[THE PROBLEM] Begin with the first line and repeat exactly through the line containing "fig = plt.figure(figsize=(W"; leave every image out.

begin PROVIDED DATA

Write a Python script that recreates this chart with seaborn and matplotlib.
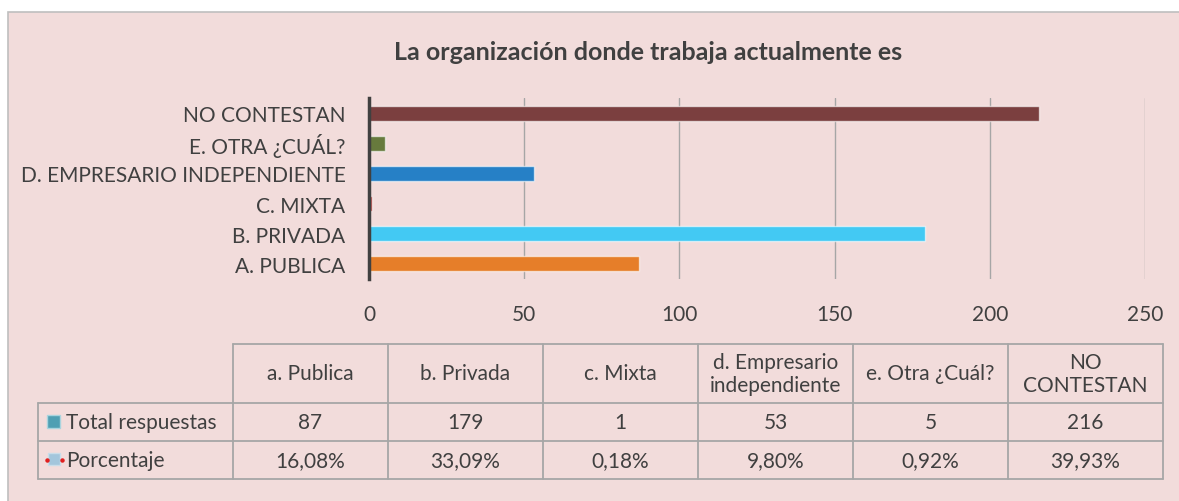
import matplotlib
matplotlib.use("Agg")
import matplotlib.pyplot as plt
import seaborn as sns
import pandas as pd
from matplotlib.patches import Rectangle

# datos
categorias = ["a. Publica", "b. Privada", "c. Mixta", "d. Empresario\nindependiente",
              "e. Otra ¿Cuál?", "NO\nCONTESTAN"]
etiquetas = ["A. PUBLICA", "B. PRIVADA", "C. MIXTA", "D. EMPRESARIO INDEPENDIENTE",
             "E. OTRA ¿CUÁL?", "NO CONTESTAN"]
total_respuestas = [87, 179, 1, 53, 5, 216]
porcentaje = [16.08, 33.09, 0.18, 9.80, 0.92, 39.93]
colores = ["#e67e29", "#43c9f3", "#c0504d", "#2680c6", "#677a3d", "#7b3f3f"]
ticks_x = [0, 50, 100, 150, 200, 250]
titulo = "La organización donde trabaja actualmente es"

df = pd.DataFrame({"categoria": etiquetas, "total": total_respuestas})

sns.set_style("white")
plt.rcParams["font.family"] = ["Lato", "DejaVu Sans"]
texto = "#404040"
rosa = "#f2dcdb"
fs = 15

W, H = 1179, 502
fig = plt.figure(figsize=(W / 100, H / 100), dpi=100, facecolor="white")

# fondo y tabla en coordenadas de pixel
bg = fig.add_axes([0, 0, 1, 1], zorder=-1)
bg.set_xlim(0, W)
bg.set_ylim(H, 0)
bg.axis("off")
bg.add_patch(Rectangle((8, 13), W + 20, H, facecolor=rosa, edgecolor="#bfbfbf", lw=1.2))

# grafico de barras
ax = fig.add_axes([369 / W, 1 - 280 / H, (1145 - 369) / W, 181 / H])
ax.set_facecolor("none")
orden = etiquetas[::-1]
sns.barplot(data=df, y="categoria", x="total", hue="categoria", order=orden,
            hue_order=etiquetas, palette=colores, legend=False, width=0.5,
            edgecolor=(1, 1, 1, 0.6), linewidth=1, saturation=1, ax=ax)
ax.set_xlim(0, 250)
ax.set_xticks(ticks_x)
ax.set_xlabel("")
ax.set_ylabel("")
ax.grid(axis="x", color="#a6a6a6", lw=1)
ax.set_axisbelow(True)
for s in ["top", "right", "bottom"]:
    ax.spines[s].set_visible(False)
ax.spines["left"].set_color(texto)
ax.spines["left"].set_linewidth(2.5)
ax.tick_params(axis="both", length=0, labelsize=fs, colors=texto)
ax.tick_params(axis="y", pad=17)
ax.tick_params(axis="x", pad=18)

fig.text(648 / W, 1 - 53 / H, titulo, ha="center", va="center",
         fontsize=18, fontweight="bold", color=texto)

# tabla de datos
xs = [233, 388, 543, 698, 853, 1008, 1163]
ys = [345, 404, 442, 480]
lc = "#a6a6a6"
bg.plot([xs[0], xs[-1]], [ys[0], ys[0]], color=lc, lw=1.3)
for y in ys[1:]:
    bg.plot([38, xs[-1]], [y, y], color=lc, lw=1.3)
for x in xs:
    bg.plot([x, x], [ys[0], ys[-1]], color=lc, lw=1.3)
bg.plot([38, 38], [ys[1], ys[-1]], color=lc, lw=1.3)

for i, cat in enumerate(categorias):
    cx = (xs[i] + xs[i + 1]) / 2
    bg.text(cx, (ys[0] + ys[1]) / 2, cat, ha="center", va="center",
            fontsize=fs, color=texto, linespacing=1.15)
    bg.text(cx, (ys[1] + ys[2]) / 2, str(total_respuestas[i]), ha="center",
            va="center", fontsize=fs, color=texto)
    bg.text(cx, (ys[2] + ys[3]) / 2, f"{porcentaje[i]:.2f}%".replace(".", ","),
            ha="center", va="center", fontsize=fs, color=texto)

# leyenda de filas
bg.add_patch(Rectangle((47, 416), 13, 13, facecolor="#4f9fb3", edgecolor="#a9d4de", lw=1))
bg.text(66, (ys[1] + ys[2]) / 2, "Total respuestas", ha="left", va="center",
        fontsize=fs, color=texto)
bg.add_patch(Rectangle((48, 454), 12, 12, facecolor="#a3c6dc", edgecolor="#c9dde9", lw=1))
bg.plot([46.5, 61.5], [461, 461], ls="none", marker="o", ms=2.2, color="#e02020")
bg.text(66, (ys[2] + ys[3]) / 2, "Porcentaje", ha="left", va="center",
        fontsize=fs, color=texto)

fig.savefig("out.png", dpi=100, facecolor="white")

end PROVIDED DATA

[REPLY TO THE EXERCISE]
Write a Python script that recreates this chart with seaborn and matplotlib.
import matplotlib
matplotlib.use("Agg")
import matplotlib.pyplot as plt
import seaborn as sns
import pandas as pd
from matplotlib.patches import Rectangle

# datos
categorias = ["a. Publica", "b. Privada", "c. Mixta", "d. Empresario\nindependiente",
              "e. Otra ¿Cuál?", "NO\nCONTESTAN"]
etiquetas = ["A. PUBLICA", "B. PRIVADA", "C. MIXTA", "D. EMPRESARIO INDEPENDIENTE",
             "E. OTRA ¿CUÁL?", "NO CONTESTAN"]
total_respuestas = [87, 179, 1, 53, 5, 216]
porcentaje = [16.08, 33.09, 0.18, 9.80, 0.92, 39.93]
colores = ["#e67e29", "#43c9f3", "#c0504d", "#2680c6", "#677a3d", "#7b3f3f"]
ticks_x = [0, 50, 100, 150, 200, 250]
titulo = "La organización donde trabaja actualmente es"

df = pd.DataFrame({"categoria": etiquetas, "total": total_respuestas})

sns.set_style("white")
plt.rcParams["font.family"] = ["Lato", "DejaVu Sans"]
texto = "#404040"
rosa = "#f2dcdb"
fs = 15

W, H = 1179, 502
fig = plt.figure(figsize=(W / 100, H / 100), dpi=100, facecolor="white")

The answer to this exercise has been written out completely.